* [Job] Please give the entries again in full and exactly, without any picture.

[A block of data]

-- begin --

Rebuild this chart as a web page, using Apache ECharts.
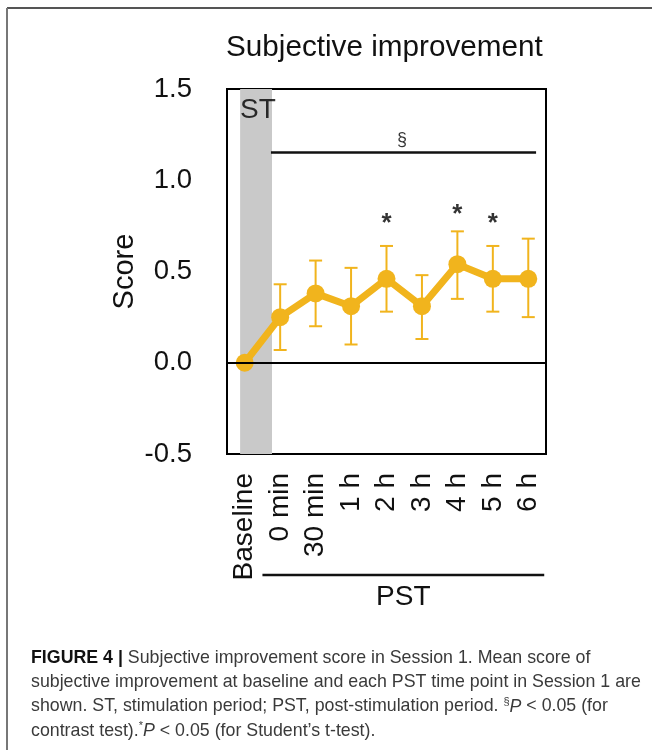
<!DOCTYPE html>
<html>
<head>
<meta charset="utf-8">
<script src="https://cdn.jsdelivr.net/npm/echarts@6/dist/echarts.min.js"></script>
<style>
html,body{margin:0;padding:0;background:#fff;}
#chart{width:652px;height:750px;}
</style>
</head>
<body>
<div id="chart"></div>
<script>
// ---- data ----
const categories = ['Baseline', '0 min', '30 min', '1 h', '2 h', '3 h', '4 h', '5 h', '6 h'];
const meanScore  = [0, 0.25, 0.38, 0.31, 0.46, 0.31, 0.54, 0.46, 0.46];
const errUpper   = [null, 0.43, 0.56, 0.52, 0.64, 0.48, 0.72, 0.64, 0.68];
const errLower   = [null, 0.07, 0.20, 0.10, 0.28, 0.13, 0.35, 0.28, 0.25];
const starCats   = ['2 h', '4 h', '5 h'];
const starY      = [0.80, 0.85, 0.80];
const yTicks     = [-0.5, 0, 0.5, 1.0, 1.5];
const stBand     = [-0.13, 0.77];          // ST shaded period (category index units)
const contrastLine = [0.74, 8.22, 1.155]; // x from, x to, y
const contrastMark = [4.44, 1.22];
const pstRange   = [0.5, 8.45];

const FONT = '"Liberation Sans", Arial, sans-serif';
const CAPFONT = '"Liberation Sans", Arial, sans-serif';
const GOLD = '#F1B41D';

const chart = echarts.init(document.getElementById('chart'), null, {renderer: 'canvas'});

const errData = categories.map((c, i) => [i, errLower[i], errUpper[i]]).filter(d => d[1] !== null);

const option = {
  backgroundColor: '#fff',
  animation: false,
  title: {
    text: 'Subjective improvement',
    left: 221, top: 28,
    textStyle: {fontFamily: FONT, fontSize: 29.7, fontWeight: 'normal', color: '#111'}
  },
  grid: {left: 227, right: 106, top: 89, bottom: 296, show: true, borderColor: '#000', borderWidth: 2, backgroundColor: 'transparent'},
  xAxis: [
    {
      type: 'category', data: categories, boundaryGap: true,
      axisLine: {show: false}, axisTick: {show: false}, splitLine: {show: false},
      axisLabel: {rotate: 90, margin: 19, fontFamily: FONT, fontSize: 28, color: '#111', interval: 0}
    },
    {type: 'value', min: -0.5, max: 8.5, show: false}
  ],
  yAxis: {
    type: 'value', min: yTicks[0], max: yTicks[yTicks.length - 1], interval: 0.5,
    axisLine: {show: false}, axisTick: {show: false}, splitLine: {show: false},
    axisLabel: {margin: 35, fontFamily: FONT, fontSize: 27.5, color: '#111', formatter: v => v.toFixed(1)},
    name: 'Score', nameLocation: 'middle', nameRotate: 90, nameGap: 88,
    nameTextStyle: {fontFamily: FONT, fontSize: 29, color: '#111', padding: [0, 0, 0, 0]}
  },
  series: [
    {
      // shaded stimulation period + contrast-test line
      type: 'line', xAxisIndex: 1, data: [], silent: true,
      markArea: {
        silent: true,
        itemStyle: {color: '#c9c9c9'},
        data: [[{xAxis: stBand[0]}, {xAxis: stBand[1]}]]
      },
      markLine: {
        silent: true, symbol: 'none', label: {show: false},
        lineStyle: {color: '#111', width: 2.5, type: 'solid'},
        data: [[{coord: [contrastLine[0], contrastLine[2]]}, {coord: [contrastLine[1], contrastLine[2]]}]]
      },
      z: 1
    },
    {
      // zero line
      type: 'line', data: [], silent: true,
      markLine: {
        silent: true, symbol: 'none', label: {show: false},
        lineStyle: {color: '#000', width: 2, type: 'solid'},
        data: [{yAxis: 0}]
      },
      z: 2
    },
    {
      type: 'custom', z: 3,
      data: errData,
      renderItem: function (params, api) {
        const x = api.value(0);
        const lo = api.coord([x, api.value(1)]);
        const hi = api.coord([x, api.value(2)]);
        const w = 6.5;
        const st = {stroke: GOLD, lineWidth: 2};
        return {
          type: 'group',
          children: [
            {type: 'line', shape: {x1: lo[0], y1: lo[1], x2: hi[0], y2: hi[1]}, style: st},
            {type: 'line', shape: {x1: hi[0] - w, y1: hi[1], x2: hi[0] + w, y2: hi[1]}, style: st},
            {type: 'line', shape: {x1: lo[0] - w, y1: lo[1], x2: lo[0] + w, y2: lo[1]}, style: st}
          ]
        };
      }
    },
    {
      type: 'line', z: 4,
      data: meanScore,
      symbol: 'circle', symbolSize: 18,
      lineStyle: {color: GOLD, width: 7},
      itemStyle: {color: GOLD}
    },
    {
      // asterisks
      type: 'scatter', z: 5, symbolSize: 0,
      data: starCats.map((c, i) => [c, starY[i]]),
      label: {show: true, formatter: '*', position: 'inside', fontFamily: FONT, fontSize: 26, fontWeight: 'bold', color: '#000', offset: [0, 7]}
    },
    {
      // ST and § labels
      type: 'scatter', xAxisIndex: 1, z: 5, symbolSize: 0,
      data: [
        {value: [stBand[0], 1.5], label: {formatter: 'ST', position: 'right', align: 'left', verticalAlign: 'top', fontSize: 28, offset: [-5, 7]}},
        {value: contrastMark, label: {formatter: '§', position: 'inside', fontSize: 18}}
      ],
      label: {show: true, fontFamily: FONT, color: '#000'}
    }
  ],
  graphic: []
};

chart.setOption(option);

// PST bracket below the axis labels, placed via axis scale
const px0 = chart.convertToPixel({xAxisIndex: 1}, pstRange[0]);
const px1 = chart.convertToPixel({xAxisIndex: 1}, pstRange[1]);

const CAPSIZE = 17.8;
const capStyle = {fontFamily: CAPFONT, fontSize: CAPSIZE, fill: '#3a3a3a'};
const capRich = {
  b: {fontFamily: CAPFONT, fontSize: CAPSIZE, fontWeight: 'bold', fill: '#111'},
  sup: {fontFamily: CAPFONT, fontSize: 11, fill: '#3a3a3a', verticalAlign: 'top'},
  i: {fontFamily: CAPFONT, fontSize: CAPSIZE, fontStyle: 'italic', fill: '#3a3a3a'}
};
const captionLines = [
  '{b|FIGURE 4 |} Subjective improvement score in Session 1. Mean score of',
  'subjective improvement at baseline and each PST time point in Session 1 are',
  'shown. ST, stimulation period; PST, post-stimulation period. {sup|§}{i|P} < 0.05 (for',
  'contrast test).{sup|*}{i|P} < 0.05 (for Student’s t-test).'
];

const graphics = [
  {type: 'line', shape: {x1: 7, y1: 8, x2: 652, y2: 8}, style: {stroke: '#555', lineWidth: 2}},
  {type: 'line', shape: {x1: 7, y1: 8, x2: 7, y2: 750}, style: {stroke: '#777', lineWidth: 2}},
  {type: 'line', shape: {x1: px0, y1: 575, x2: px1, y2: 575}, style: {stroke: '#111', lineWidth: 2.5}},
  {type: 'text', x: (px0 + px1) / 2, y: 597, style: {text: 'PST', fontFamily: FONT, fontSize: 28, fill: '#111', align: 'center', verticalAlign: 'middle'}}
];
captionLines.forEach((t, i) => {
  graphics.push({
    type: 'text', left: 31, top: 648 + i * 24.3,
    style: Object.assign({text: t, rich: capRich, textVerticalAlign: 'top', lineHeight: 20}, capStyle)
  });
});
chart.setOption({graphic: graphics});
</script>
</body>
</html>
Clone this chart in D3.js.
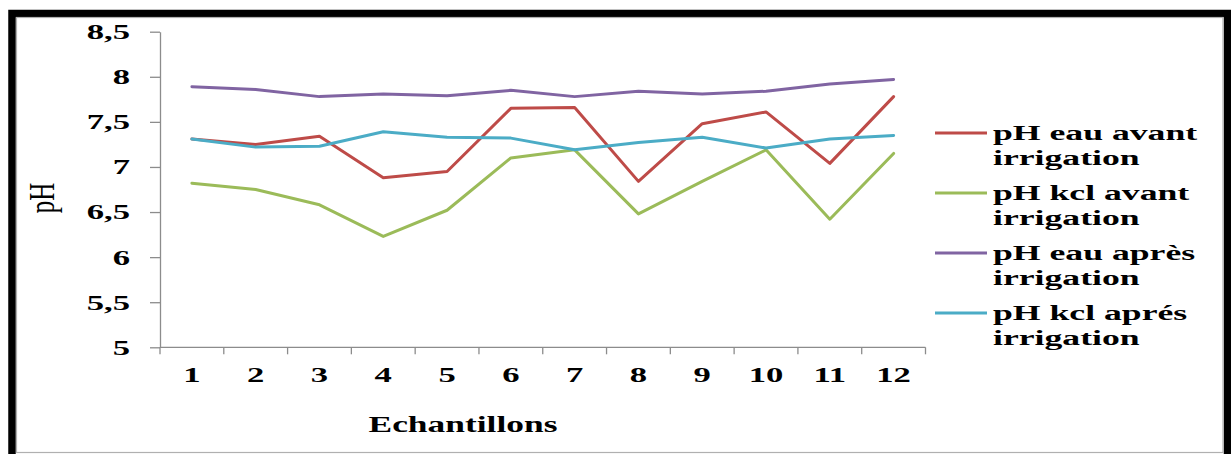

-- end --

* [Written solution]
Rebuild this chart as a web page, using Apache ECharts.
<!DOCTYPE html>
<html>
<head>
<meta charset="utf-8">
<script src="https://cdn.jsdelivr.net/npm/echarts@6/dist/echarts.min.js"></script>
<style>
html,body{margin:0;padding:0;background:#fff;}
#chart{width:652px;height:750px;}
</style>
</head>
<body>
<div id="chart"></div>
<script>
// ---- data ----
const categories = ['Baseline', '0 min', '30 min', '1 h', '2 h', '3 h', '4 h', '5 h', '6 h'];
const meanScore  = [0, 0.25, 0.38, 0.31, 0.46, 0.31, 0.54, 0.46, 0.46];
const errUpper   = [null, 0.43, 0.56, 0.52, 0.64, 0.48, 0.72, 0.64, 0.68];
const errLower   = [null, 0.07, 0.20, 0.10, 0.28, 0.13, 0.35, 0.28, 0.25];
const starCats   = ['2 h', '4 h', '5 h'];
const starY      = [0.80, 0.85, 0.80];
const yTicks     = [-0.5, 0, 0.5, 1.0, 1.5];
const stBand     = [-0.13, 0.77];          // ST shaded period (category index units)
const contrastLine = [0.74, 8.22, 1.155]; // x from, x to, y
const contrastMark = [4.44, 1.22];
const pstRange   = [0.5, 8.45];

const FONT = '"Liberation Sans", Arial, sans-serif';
const CAPFONT = '"Liberation Sans", Arial, sans-serif';
const GOLD = '#F1B41D';

const chart = echarts.init(document.getElementById('chart'), null, {renderer: 'canvas'});

const errData = categories.map((c, i) => [i, errLower[i], errUpper[i]]).filter(d => d[1] !== null);

const option = {
  backgroundColor: '#fff',
  animation: false,
  title: {
    text: 'Subjective improvement',
    left: 221, top: 28,
    textStyle: {fontFamily: FONT, fontSize: 29.7, fontWeight: 'normal', color: '#111'}
  },
  grid: {left: 227, right: 106, top: 89, bottom: 296, show: true, borderColor: '#000', borderWidth: 2, backgroundColor: 'transparent'},
  xAxis: [
    {
      type: 'category', data: categories, boundaryGap: true,
      axisLine: {show: false}, axisTick: {show: false}, splitLine: {show: false},
      axisLabel: {rotate: 90, margin: 19, fontFamily: FONT, fontSize: 28, color: '#111', interval: 0}
    },
    {type: 'value', min: -0.5, max: 8.5, show: false}
  ],
  yAxis: {
    type: 'value', min: yTicks[0], max: yTicks[yTicks.length - 1], interval: 0.5,
    axisLine: {show: false}, axisTick: {show: false}, splitLine: {show: false},
    axisLabel: {margin: 35, fontFamily: FONT, fontSize: 27.5, color: '#111', formatter: v => v.toFixed(1)},
    name: 'Score', nameLocation: 'middle', nameRotate: 90, nameGap: 88,
    nameTextStyle: {fontFamily: FONT, fontSize: 29, color: '#111', padding: [0, 0, 0, 0]}
  },
  series: [
    {
      // shaded stimulation period + contrast-test line
      type: 'line', xAxisIndex: 1, data: [], silent: true,
      markArea: {
        silent: true,
        itemStyle: {color: '#c9c9c9'},
        data: [[{xAxis: stBand[0]}, {xAxis: stBand[1]}]]
      },
      markLine: {
        silent: true, symbol: 'none', label: {show: false},
        lineStyle: {color: '#111', width: 2.5, type: 'solid'},
        data: [[{coord: [contrastLine[0], contrastLine[2]]}, {coord: [contrastLine[1], contrastLine[2]]}]]
      },
      z: 1
    },
    {
      // zero line
      type: 'line', data: [], silent: true,
      markLine: {
        silent: true, symbol: 'none', label: {show: false},
        lineStyle: {color: '#000', width: 2, type: 'solid'},
        data: [{yAxis: 0}]
      },
      z: 2
    },
    {
      type: 'custom', z: 3,
      data: errData,
      renderItem: function (params, api) {
        const x = api.value(0);
        const lo = api.coord([x, api.value(1)]);
        const hi = api.coord([x, api.value(2)]);
        const w = 6.5;
        const st = {stroke: GOLD, lineWidth: 2};
        return {
          type: 'group',
          children: [
            {type: 'line', shape: {x1: lo[0], y1: lo[1], x2: hi[0], y2: hi[1]}, style: st},
            {type: 'line', shape: {x1: hi[0] - w, y1: hi[1], x2: hi[0] + w, y2: hi[1]}, style: st},
            {type: 'line', shape: {x1: lo[0] - w, y1: lo[1], x2: lo[0] + w, y2: lo[1]}, style: st}
          ]
        };
      }
    },
    {
      type: 'line', z: 4,
      data: meanScore,
      symbol: 'circle', symbolSize: 18,
      lineStyle: {color: GOLD, width: 7},
      itemStyle: {color: GOLD}
    },
    {
      // asterisks
      type: 'scatter', z: 5, symbolSize: 0,
      data: starCats.map((c, i) => [c, starY[i]]),
      label: {show: true, formatter: '*', position: 'inside', fontFamily: FONT, fontSize: 26, fontWeight: 'bold', color: '#000', offset: [0, 7]}
    },
    {
      // ST and § labels
      type: 'scatter', xAxisIndex: 1, z: 5, symbolSize: 0,
      data: [
        {value: [stBand[0], 1.5], label: {formatter: 'ST', position: 'right', align: 'left', verticalAlign: 'top', fontSize: 28, offset: [-5, 7]}},
        {value: contrastMark, label: {formatter: '§', position: 'inside', fontSize: 18}}
      ],
      label: {show: true, fontFamily: FONT, color: '#000'}
    }
  ],
  graphic: []
};

chart.setOption(option);

// PST bracket below the axis labels, placed via axis scale
const px0 = chart.convertToPixel({xAxisIndex: 1}, pstRange[0]);
const px1 = chart.convertToPixel({xAxisIndex: 1}, pstRange[1]);

const CAPSIZE = 17.8;
const capStyle = {fontFamily: CAPFONT, fontSize: CAPSIZE, fill: '#3a3a3a'};
const capRich = {
  b: {fontFamily: CAPFONT, fontSize: CAPSIZE, fontWeight: 'bold', fill: '#111'},
  sup: {fontFamily: CAPFONT, fontSize: 11, fill: '#3a3a3a', verticalAlign: 'top'},
  i: {fontFamily: CAPFONT, fontSize: CAPSIZE, fontStyle: 'italic', fill: '#3a3a3a'}
};
const captionLines = [
  '{b|FIGURE 4 |} Subjective improvement score in Session 1. Mean score of',
  'subjective improvement at baseline and each PST time point in Session 1 are',
  'shown. ST, stimulation period; PST, post-stimulation period. {sup|§}{i|P} < 0.05 (for',
  'contrast test).{sup|*}{i|P} < 0.05 (for Student’s t-test).'
];

const graphics = [
  {type: 'line', shape: {x1: 7, y1: 8, x2: 652, y2: 8}, style: {stroke: '#555', lineWidth: 2}},
  {type: 'line', shape: {x1: 7, y1: 8, x2: 7, y2: 750}, style: {stroke: '#777', lineWidth: 2}},
  {type: 'line', shape: {x1: px0, y1: 575, x2: px1, y2: 575}, style: {stroke: '#111', lineWidth: 2.5}},
  {type: 'text', x: (px0 + px1) / 2, y: 597, style: {text: 'PST', fontFamily: FONT, fontSize: 28, fill: '#111', align: 'center', verticalAlign: 'middle'}}
];
captionLines.forEach((t, i) => {
  graphics.push({
    type: 'text', left: 31, top: 648 + i * 24.3,
    style: Object.assign({text: t, rich: capRich, textVerticalAlign: 'top', lineHeight: 20}, capStyle)
  });
});
chart.setOption({graphic: graphics});
</script>
</body>
</html>
Clone this chart in D3.js.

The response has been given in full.